- GIVEN TASK:
Write out again, exactly as they appear, the lines from the line with "Generate a component" through the line with "YAxis, Cell, LabelList". Do not include any pictures.

(Rows from a dataset of charts and code)
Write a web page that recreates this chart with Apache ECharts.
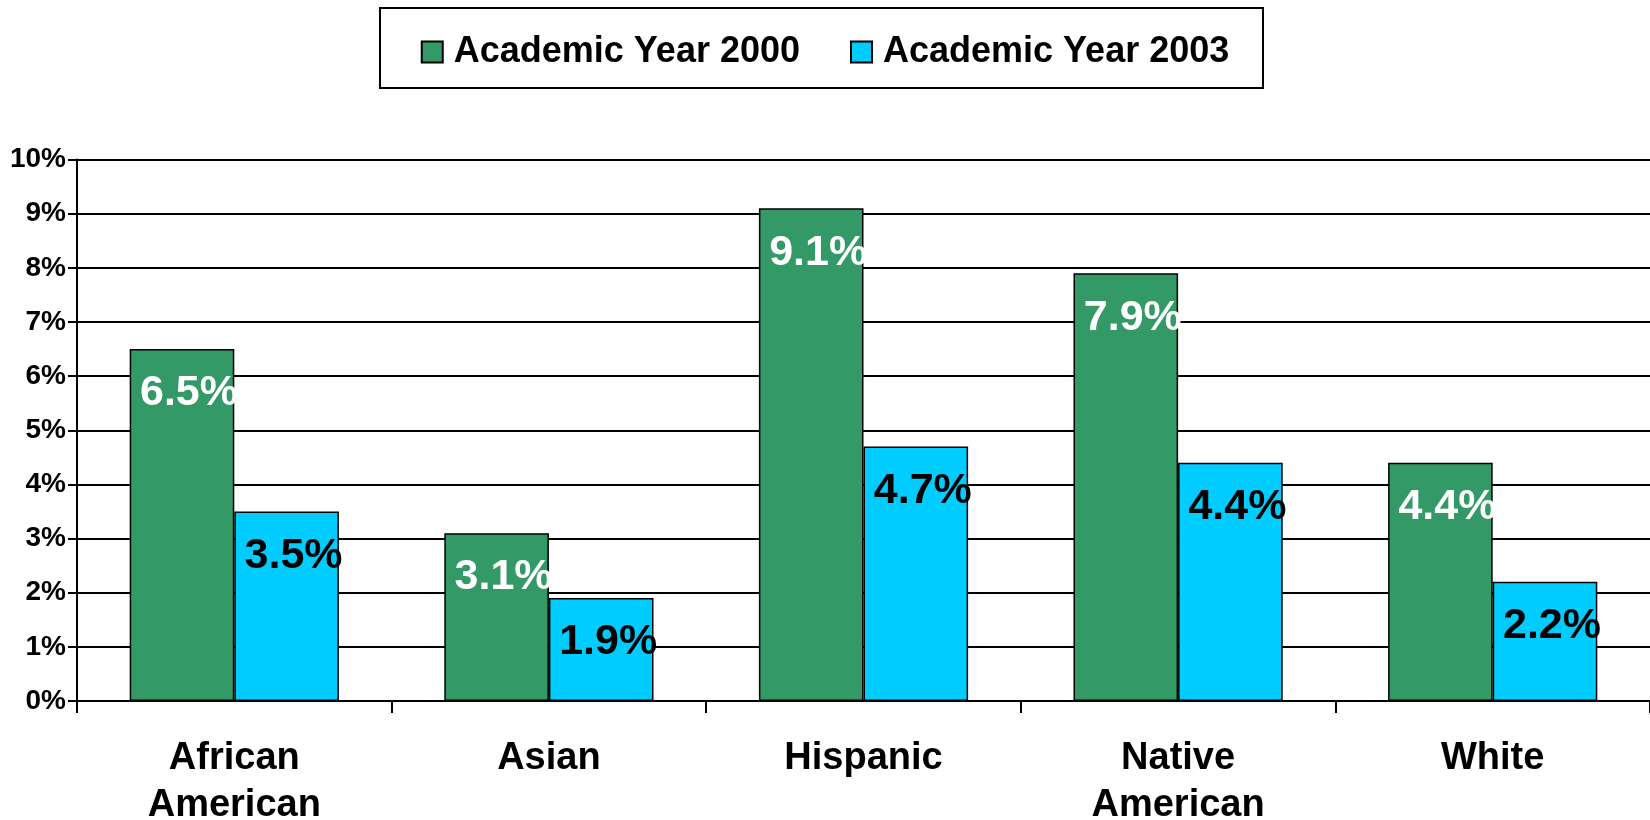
<!DOCTYPE html>
<html>
<head>
<meta charset="utf-8">
<script src="https://cdn.jsdelivr.net/npm/echarts@6/dist/echarts.min.js"></script>
<style>html,body{margin:0;padding:0;background:#fff}#c{width:1650px;height:820px}</style>
</head>
<body>
<div id="c"></div>
<script>
const categories = ['African\nAmerican', 'Asian', 'Hispanic', 'Native\nAmerican', 'White'];
const seriesNames = ['Academic Year 2000', 'Academic Year 2003'];
const year2000 = [6.5, 3.1, 9.1, 7.9, 4.4];
const year2003 = [3.5, 1.9, 4.7, 4.4, 2.2];
const yTicks = ['0%','1%','2%','3%','4%','5%','6%','7%','8%','9%','10%'];

const FONT = '"Liberation Sans", Arial, sans-serif';
const chart = echarts.init(document.getElementById('c'), null, {renderer: 'canvas'});

function barLabel(color) {
  return {
    show: true, position: 'insideTop', distance: 23, offset: [7, 0],
    formatter: p => p.value.toFixed(1) + '%',
    color: color, fontFamily: FONT, fontWeight: 'bold', fontSize: 43
  };
}

chart.setOption({
  animation: false,
  backgroundColor: '#fff',
  graphic: [{
    type: 'rect', left: 379, top: 7,
    shape: {width: 883, height: 80},
    style: {fill: '#fff', stroke: '#000', lineWidth: 2},
    z: -1
  }],
  legend: {
    left: 'center', top: 29,
    itemWidth: 21, itemHeight: 21, itemGap: 50,
    icon: 'rect',
    textStyle: {fontFamily: FONT, fontWeight: 'bold', fontSize: 36, color: '#000', padding: [0, 0, 0, 6]},
    data: seriesNames
  },
  grid: {left: 77, right: 0, top: 159.5, bottom: 119, containLabel: false, outerBoundsMode: 'none'},
  xAxis: {
    type: 'category', data: categories,
    axisLine: {lineStyle: {color: '#000', width: 2}},
    axisTick: {show: true, length: 12, lineStyle: {color: '#000', width: 2}},
    axisLabel: {color: '#000', fontFamily: FONT, fontWeight: 'bold', fontSize: 38, lineHeight: 47, margin: 34}
  },
  yAxis: {
    type: 'value', min: 0, max: 10, interval: 1,
    axisLine: {show: true, lineStyle: {color: '#000', width: 2}},
    axisTick: {show: true, length: 9, lineStyle: {color: '#000', width: 2}},
    axisLabel: {color: '#000', fontFamily: FONT, fontWeight: 'bold', fontSize: 28, margin: 11,
      formatter: v => yTicks[Math.round(v)]},
    splitLine: {lineStyle: {color: '#000', width: 2}}
  },
  series: [
    {name: seriesNames[0], type: 'bar', data: year2000, barGap: '0%', barCategoryGap: '33.5%',
     itemStyle: {color: '#339966', borderColor: '#000', borderWidth: 1.5},
     label: barLabel('#fff')},
    {name: seriesNames[1], type: 'bar', data: year2003, barGap: '0%', barCategoryGap: '33.5%',
     itemStyle: {color: '#00CCFF', borderColor: '#000', borderWidth: 1.5},
     label: barLabel('#000')}
  ]
});
</script>
</body>
</html>
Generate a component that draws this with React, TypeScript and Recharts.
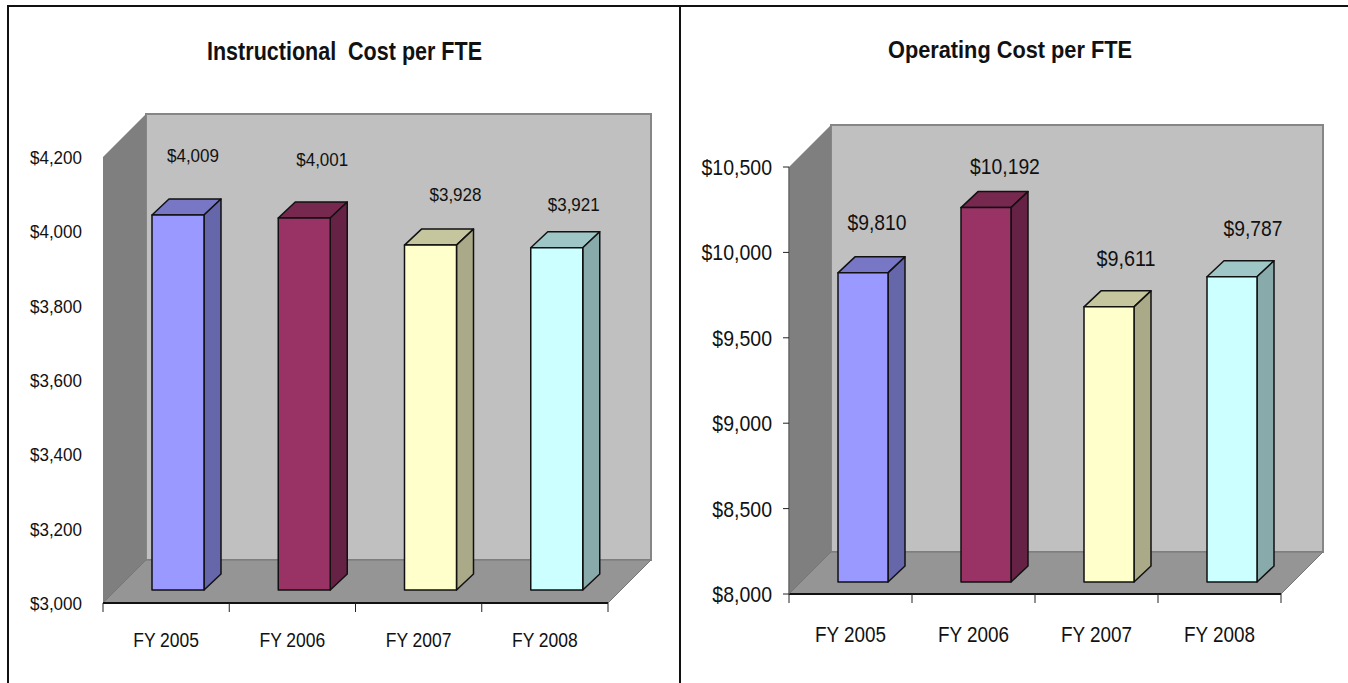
import React from 'react';
import { BarChart, Bar, XAxis, YAxis, Cell, LabelList } from 'recharts';

const fiscalYears = ['FY 2005', 'FY 2006', 'FY 2007', 'FY 2008'];
const instructionalCost = [4009, 4001, 3928, 3921];
const operatingCost = [9810, 10192, 9611, 9787];
const instructionalTicks = [3000, 3200, 3400, 3600, 3800, 4000, 4200];
const operatingTicks = [8000, 8500, 9000, 9500, 10000, 10500];

// front, top, side
const barColors = [
  ['#9999FF', '#7777C6', '#6666AA'],
  ['#993366', '#77284F', '#662244'],
  ['#FFFFCC', '#C6C69E', '#AAAA88'],
  ['#CCFFFF', '#9EC6C6', '#88AAAA'],
];

// the labels were placed by hand in the original, so they do not sit at a fixed distance
const instructionalNudge = [[15, 60], [18, 59], [25, 51], [17, 44]];
const operatingNudge = [[14, 51], [19, 42], [17, 49], [21, 49]];

const FONT = '"Liberation Sans", Arial, sans-serif';
const CHART_H = 683;

function money(v: number) {
  return '$' + v.toLocaleString('en-US');
}

// the source image is squeezed sideways, so text is tall and narrow
function emWidth(s: string) {
  let w = 0;
  for (const c of s) {
    if (c === ',' || c === ' ') w += 0.278;
    else if (c === 'F') w += 0.611;
    else if (c === 'Y') w += 0.667;
    else w += 0.556;
  }
  return w;
}

function Squished({ x, y, text, size, widthSize, anchor }: any) {
  return (
    <text
      x={x}
      y={y}
      textAnchor={anchor}
      fontFamily={FONT}
      fontSize={size}
      fill="#111"
      textLength={emWidth(text) * widthSize}
      lengthAdjust="spacingAndGlyphs"
    >
      {text}
    </text>
  );
}

function makeBar(shiftX: number, shiftY: number, depthX: number, depthY: number) {
  return function Bar3D(props: any) {
    const { x, y, width, height, index } = props;
    const [front, top, side] = barColors[index];
    const l = x + shiftX;
    const r = l + width;
    const t = y - shiftY;
    const b = t + height;
    return (
      <g stroke="#111" strokeWidth={1.5} strokeLinejoin="round">
        <polygon points={`${l},${t} ${r},${t} ${r + depthX},${t - depthY} ${l + depthX},${t - depthY}`} fill={top} />
        <polygon points={`${r},${t} ${r + depthX},${t - depthY} ${r + depthX},${b - depthY} ${r},${b}`} fill={side} />
        <rect x={l} y={t} width={width} height={height} fill={front} />
      </g>
    );
  };
}

function CostChart(props: any) {
  const { title, titleX, titleY, titleLen, titleSize, values, ticks, nudge, left, width, plotLeft, plotRight, plotTop, plotBottom, depth, barSize, shiftX, shiftY, tickFont, tickTall, catFont, catTall, labelFont, labelTall, showYLine, catY } = props;
  const data = fiscalYears.map((name, i) => ({ name, value: values[i] }));
  const Bar3D = makeBar(shiftX, shiftY, 17, 16);
  const yAxisW = 60;
  const band = (plotRight - plotLeft) / fiscalYears.length;

  const catTick = (p: any) => (
    <g>
      <line x1={p.x - band / 2} x2={p.x - band / 2} y1={plotBottom} y2={plotBottom + 9} stroke="#222" strokeWidth={1} />
      {p.index === fiscalYears.length - 1 && (
        <line x1={p.x + band / 2} x2={p.x + band / 2} y1={plotBottom} y2={plotBottom + 9} stroke="#222" strokeWidth={1} />
      )}
      <Squished x={p.x} y={catY} text={p.payload.value} size={catTall} widthSize={catFont} anchor="middle" />
    </g>
  );

  const valueTick = (p: any) => (
    <Squished x={p.x} y={p.y + tickTall * 0.36} text={money(p.payload.value)} size={tickTall} widthSize={tickFont} anchor="end" />
  );

  const valueLabel = (p: any) => {
    const [nx, ny] = nudge[p.index];
    return (
      <Squished
        x={p.x + p.width / 2 + shiftX + nx}
        y={p.y - shiftY - ny + labelTall * 0.36}
        text={money(p.value)}
        size={labelTall}
        widthSize={labelFont}
        anchor="middle"
      />
    );
  };

  return (
    <div style={{ position: 'absolute', left, top: 0, width, height: CHART_H }}>
      <BarChart
        width={width}
        height={CHART_H}
        data={data}
        barSize={barSize}
        margin={{ top: plotTop, right: width - plotRight, bottom: CHART_H - plotBottom - 50, left: plotLeft - yAxisW }}
      >
        <g>
          <text
            x={titleX}
            y={titleY}
            textAnchor="middle"
            fontFamily={FONT}
            fontSize={titleSize}
            fontWeight="bold"
            fill="#111"
            textLength={titleLen}
            lengthAdjust="spacingAndGlyphs"
            style={{ whiteSpace: 'pre' }}
          >
            {title}
          </text>
          <rect x={plotLeft + depth} y={plotTop - depth} width={plotRight - plotLeft} height={plotBottom - plotTop} fill="#C0C0C0" stroke="#868686" strokeWidth={2} />
          <polygon
            points={`${plotLeft},${plotBottom} ${plotLeft},${plotTop} ${plotLeft + depth},${plotTop - depth} ${plotLeft + depth},${plotBottom - depth}`}
            fill="#7F7F7F"
          />
          <polygon
            points={`${plotLeft},${plotBottom} ${plotLeft + depth},${plotBottom - depth} ${plotRight + depth},${plotBottom - depth} ${plotRight},${plotBottom}`}
            fill="#959595"
            stroke="#777"
            strokeWidth={1}
          />
        </g>
        <XAxis
          dataKey="name"
          interval={0}
          height={50}
          tick={catTick}
          tickLine={false}
          axisLine={{ stroke: '#111', strokeWidth: 2 }}
        />
        <YAxis
          width={yAxisW}
          type="number"
          domain={[ticks[0], ticks[ticks.length - 1]]}
          ticks={ticks}
          interval={0}
          tick={valueTick}
          tickLine={showYLine ? { stroke: '#222' } : false}
          tickSize={showYLine ? 6 : 0}
          tickMargin={showYLine ? 11 : 21}
          axisLine={showYLine ? { stroke: '#666', strokeWidth: 1.5 } : false}
        />
        <Bar dataKey="value" isAnimationActive={false} shape={Bar3D}>
          {data.map((d) => (
            <Cell key={d.name} />
          ))}
          <LabelList dataKey="value" content={valueLabel} />
        </Bar>
      </BarChart>
    </div>
  );
}

export default function App() {
  return (
    <div style={{ position: 'absolute', left: 0, top: 0, width: 1348, height: CHART_H, background: '#fff', overflow: 'hidden' }}>
      <CostChart
        title="Instructional  Cost per FTE"
        titleX={344.5}
        titleY={60}
        titleLen={275}
        titleSize={25}
        values={instructionalCost}
        ticks={instructionalTicks}
        nudge={instructionalNudge}
        left={0}
        width={680}
        plotLeft={103}
        plotRight={608}
        plotTop={157}
        plotBottom={603}
        depth={43}
        barSize={52}
        shiftX={12}
        shiftY={13}
        tickFont={17}
        tickTall={19}
        catFont={17.4}
        catTall={20}
        labelFont={17}
        labelTall={19}
        catY={647}
        showYLine={false}
      />
      <CostChart
        title="Operating Cost per FTE"
        titleX={330}
        titleY={58}
        titleLen={244}
        titleSize={24}
        values={operatingCost}
        ticks={operatingTicks}
        nudge={operatingNudge}
        left={680}
        width={668}
        plotLeft={109}
        plotRight={601}
        plotTop={167}
        plotBottom={594}
        depth={42}
        barSize={50}
        shiftX={12}
        shiftY={12}
        tickFont={19.5}
        tickTall={22}
        catFont={18.8}
        catTall={22}
        labelFont={19.3}
        labelTall={22}
        catY={642}
        showYLine={true}
      />
      <div style={{ position: 'absolute', left: 7, top: 5, width: 1341, height: 2, background: '#111' }} />
      <div style={{ position: 'absolute', left: 7, top: 5, width: 2, height: 678, background: '#111' }} />
      <div style={{ position: 'absolute', left: 679, top: 5, width: 2, height: 678, background: '#111' }} />
    </div>
  );
}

- SOLVED PROBLEM:
Generate a component that draws this with React, TypeScript and Recharts.
import React from 'react';
import { BarChart, Bar, XAxis, YAxis, Cell, LabelList } from 'recharts';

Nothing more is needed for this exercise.